Bahamian pork tenderloin by Corpulent Capers

  • Prep time 30 mins
  • Cook time 20 mins
  • Serves 4


  • 2 x 450g pork tenderloin fillets, trimmed
  • 1 tbsp rapeseed oil

For the Bahamian pork rub:

  • 2 tbsp rapeseed oil
  • 1 tbsp paprika (sweet or smoked)
  • 1 tbsp dried thyme
  • 1 tbsp dried oregano
  • 1 tsp sea salt
  • ½ tsp red pepper flakes

For the mango salsa and basting sauce (60ml of this mixture is for the mango salsa, the rest is for the basting sauce):

  • 175ml fresh orange juice
  • 2 tbsp fresh lime juice
  • 1 tbsp garlic, minced
  • 1 tsp sea salt
  • 1 habanera or any hot chilli, finely chopped (for less heat remove the seeds)

For the basting sauce, add to the above:

  • 2 tbsp honey
  • 1 tbsp olive oil

For the mango salsa:

  • 275g ripe mango, diced
  • 1 tbsp fresh coriander, chopped
  • 1 tbsp tops of green onions, chopped
  • reserved 60ml of basting sauce


We asked local food bloggers to share their favourite pork dishes with us. Here is blogger Carol Adams’s recipe, who writes Corpulent Capers with her husband Mark. Carol is half Bahamian and for this pork tenderloin recipe she decided to go back to her roots and create a recipe based on ingredients from the Bahamas.
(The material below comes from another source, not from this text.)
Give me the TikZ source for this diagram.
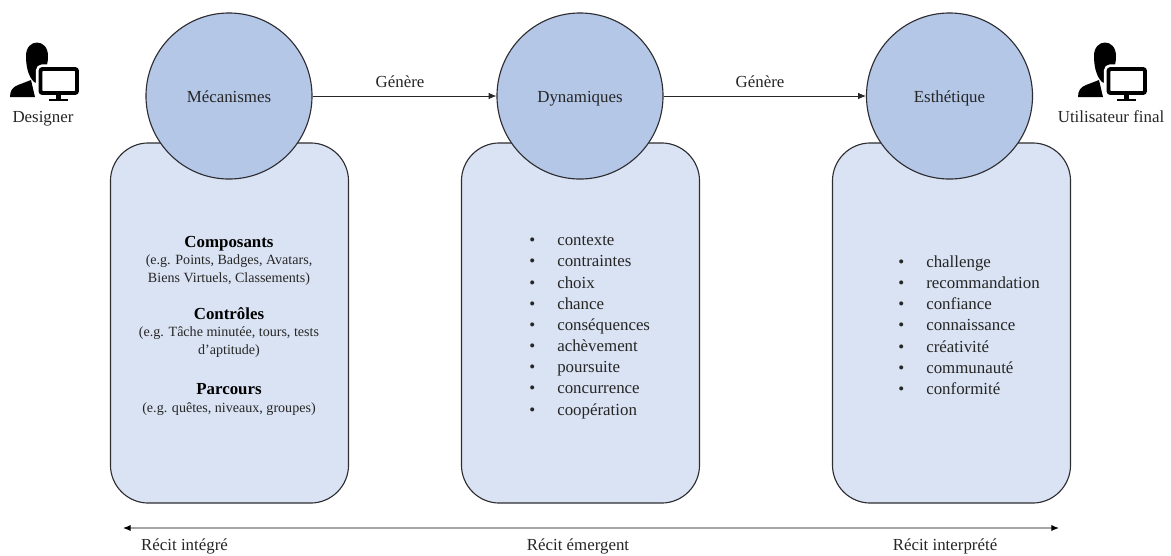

  1. Preheat the oven to 200°C / 180°C fan / Gas 6.
  2. In a small bowl, blend all the ingredients for the Bahamian pork rub to make a paste. Rub the tenderloins with the spice paste and set aside.
  3. Mix together the first five ingredients of the mango salsa and basting sauce (orange juice, garlic, salt, lime juice and chilli). Set aside 60ml of the mixture for the mango salsa.
  4. Into the remaining mixture, whisk in the honey and olive oil. This mixture is the basting sauce. Set the basting sauce aside.
  5. Next prepare the mango salsa by chopping the diced mango and combining with the rest of the ingredients. Chill until ready to use.
  6. Heat the rapeseed oil in a large oven-proof, non-stick frying pan. Fry the pork tenderloin until brown on both sides.
  7. Remove from the heat and baste generously with some of the basting sauce and put into the oven.
  8. Every five minutes, baste the pork with more sauce until it is cooked. Depending on the size of the tenderloin fillets, a total of ten minutes should be fine for slightly pink pork. (To be sure it is cooked, use a meat thermometer to take the temperature of the pork at the thickest part. When the temperature reaches 62°C (145°F) the tenderloin will be cooked but still juicy and tender).
  9. Remove the meat from oven, put on a plate, cover with foil and rest for five minutes.
  10. While the meat is resting, reduce the remaining basting sauce with the pan juices by rapidly boiling the mixture.
  11. To serve, slice the tenderloin on a diagonal into 2 inch strips and spoon over some of the reduced basting sauces. Serve with the mango salsa and for the true Bahamian experience, add plain boiled rice and black beans.